Nvidia CEO Jensen Huang took the stage at CES 2026 in Las Vegas on Monday to announce the Vera Rubin platform is now in full production, with customer deployments beginning in the second half of 2026. The announcement addresses mounting concerns about AI infrastructure economics as enterprises demand proof that massive capital expenditures will deliver returns.
The Rubin platform represents what Nvidia calls "extreme co-design" across six chip types working together as a unified system. At its core sits the Vera Rubin superchip combining one Vera CPU and two Rubin GPUs in a single processor. The architecture introduces the Vera CPU with 88 custom Olympus cores and 227 billion transistors, while each Rubin GPU contains 336 billion transistors.
Huang's most striking claim addressed the AI bubble debate directly. The Vera Rubin NVL72 rack-scale system promises to reduce token generation costs to one-tenth that of the previous Blackwell platform while delivering five times greater inference performance. If accurate, this cost reduction could fundamentally alter enterprise AI economics and accelerate adoption of resource-intensive applications like autonomous agents and advanced reasoning models.
The platform's technical specifications support ambitious performance claims. NVLink 6 scale-up networking boosts per-GPU fabric bandwidth to 3.6 terabytes per second bidirectional. Each NVLink 6 switch provides 28 terabytes per second of bandwidth, with nine switches per Vera Rubin NVL72 rack delivering 260 terabytes per second of total scale-up bandwidth. Nvidia claims the system "provides more bandwidth than the entire internet."
Huang emphasized the platform arrives as AI computing demand for both training and inference surges. The timing matters because investors increasingly question whether current infrastructure spending levels are sustainable. Oracle and Broadcom shares dropped recently on warnings about margin pressure from AI infrastructure costs, while concerns about circular funding arrangements have intensified.
Major cloud providers will deploy Vera Rubin systems first. AWS, Google Cloud, Microsoft Azure, and Oracle Cloud Infrastructure will offer Rubin-based instances in the second half of 2026. Microsoft plans to integrate Vera Rubin NVL72 rack-scale systems into next-generation AI data centers including future Fairwater AI superfactory sites. AI-focused cloud providers CoreWeave, Lambda, Nebius, and Nscale will also deploy the platform.
The platform introduces AI-native storage through the Nvidia Inference Context Memory Storage Platform, designed specifically for the key-value cache tier that enables long-context inference. Nvidia claims this delivers five times higher tokens per second, five times better performance per total cost of ownership dollar, and five times better power efficiency compared to previous approaches.
Huang addressed funding concerns in his opening remarks, countering AI bubble narratives by explaining that companies are shifting research and development budgets from classical computing methods to artificial intelligence. "People ask, where is the money coming from? That's where the money is coming from," he stated, referring to the estimated ten trillion dollars of computing infrastructure being modernized.

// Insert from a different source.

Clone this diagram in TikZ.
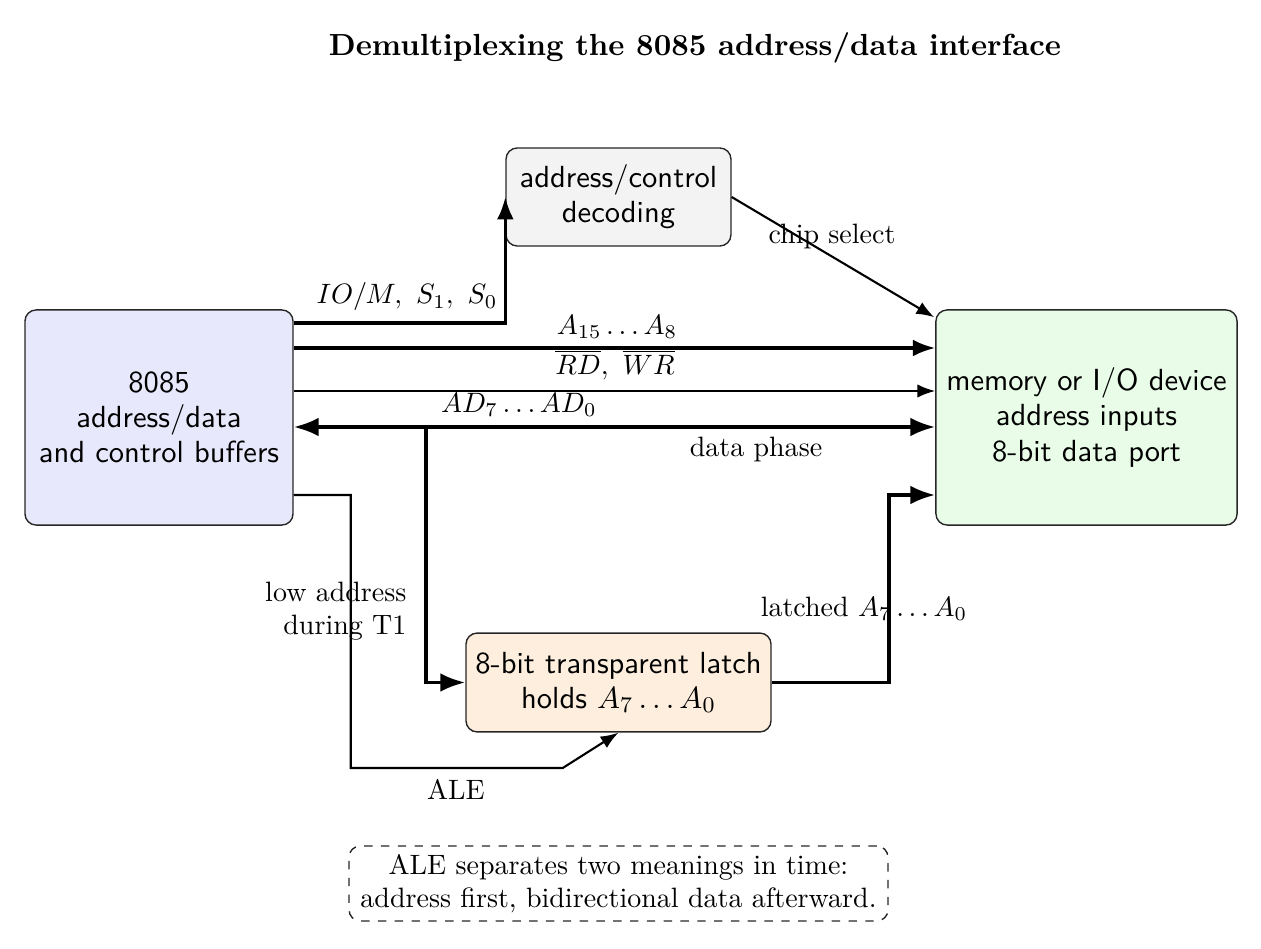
\documentclass[tikz,border=0pt]{standalone}
\usetikzlibrary{arrows.meta,calc}
\definecolor{cpufill}{HTML}{E8E8FC}
\definecolor{memfill}{HTML}{E8FCE8}
\definecolor{decfill}{HTML}{F3F3F3}
\definecolor{latchfill}{HTML}{FDEEDD}
\begin{document}
\begin{tikzpicture}[x=0.357pt,y=-0.357pt,
  blk/.style={draw=black!85,line width=0.5pt,rounded corners=4pt,align=center,font=\sffamily\fontsize{10.9}{12.5}\selectfont,inner sep=0pt},
  lbl/.style={font=\normalsize,inner sep=0pt},
  bus/.style={line width=1.1pt,-{Latex}},
  busbig/.style={line width=1.3pt,-{Latex}},
  sig/.style={line width=0.75pt,-{Latex}}]
\useasboundingbox (0,0) rectangle (1261,949);
\node[font=\fontsize{10.9}{13}\selectfont\bfseries,inner sep=0pt] (title) at (695,48) {Demultiplexing the 8085 address/data interface};
\node[blk,fill=cpufill,minimum width=95.7pt,minimum height=76.8pt] (cpu) at (159,417.5) {8085\\address/data\\and control buffers};
\node[blk,fill=decfill,minimum width=80.3pt,minimum height=35pt] (dec) at (618.5,197) {address/control\\decoding};
\node[blk,fill=memfill,minimum width=107.5pt,minimum height=76.8pt] (mem) at (1086.5,417.5) {memory or I/O device\\address inputs\\8-bit data port};
\node[blk,fill=latchfill,minimum width=108.9pt,minimum height=35.3pt] (latch) at (618.5,682.5) {8-bit transparent latch\\holds $A_7\dots A_0$};
\node[draw=black!85,line width=0.5pt,dashed,rounded corners=4pt,align=center,inner sep=0pt,minimum width=192.4pt,minimum height=26.8pt] (note) at (618.5,883.5) {ALE separates two meanings in time:\\address first, bidirectional data afterward.};

% IO/M
\draw[bus] ([shift={(0,-94.5)}]cpu.east) -| (dec.west);
% A15..A8
\draw[bus] ([shift={(0,-69.5)}]cpu.east) coordinate (ah) -- (ah -| mem.west);
% RD WR
\draw[sig] ([shift={(0,-26.5)}]cpu.east) coordinate (rw) -- (rw -| mem.west);
% AD bus
\draw[busbig,{Latex}-{Latex}] ([shift={(0,9.5)}]cpu.east) coordinate (ad) -- (ad -| mem.west);
\coordinate (tap) at ([shift={(132,9.5)}]cpu.east);
\draw[busbig] (tap) |- (latch.west);
% ALE
\draw[sig] ([shift={(0,77.5)}]cpu.east) -- ++(57,0) -- ++(0,273) -- ++(212,0) -- (latch.south);
% latched
\draw[busbig] (latch.east) -- ++(117,0) |- ([shift={(0,77.5)}]mem.west);
% chip select
\draw[sig] (dec.east) -- ([shift={(-1,8)}]mem.north west);

% labels
\node[lbl] (l1) at (407,297) {$IO/M,\ S_1,\ S_0$};
\node[lbl] (l2) at (617,327) {$A_{15}\dots A_8$};
\node[lbl,anchor=base] (l3) at (615,375) {$\overline{RD},\ \overline{WR}$};
\node[lbl] (l4) at (519,405) {$AD_7\dots AD_0$};
\node[lbl] (l5) at (756,449) {data phase};
\node[lbl,align=right,anchor=east] (l6) at (407,611) {low address\\during T1};
\node[lbl] (l7) at (456,789) {ALE};
\node[lbl] (l8) at (864,609) {latched $A_7\dots A_0$};
\node[lbl] (l9) at (832,236) {chip select};
\end{tikzpicture}
\end{document}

The announcement extends beyond data centers. Nvidia revealed the Alpamayo family of open reasoning models for autonomous vehicles, demonstrating the company's push into physical AI applications. The first passenger car featuring Alpamayo built on the Nvidia DRIVE platform will be the all-new Mercedes-Benz CLA with AI-defined driving coming to United States markets.
Competition intensifies as AMD launched its Instinct MI500 series claiming 1,000 times more performance versus MI300X, while also unveiling its Helios rack-scale AI architecture to compete directly with Nvidia's NVLink systems. Google and Amazon continue developing custom AI processors through partnerships with Anthropic, which already uses their chips to power Claude.
Nvidia maintains advantages through its CUDA software ecosystem and integrated approach spanning chips, networking, storage, and software. The company's ability to deliver annual platform updates while maintaining backward compatibility has proven difficult for competitors to match.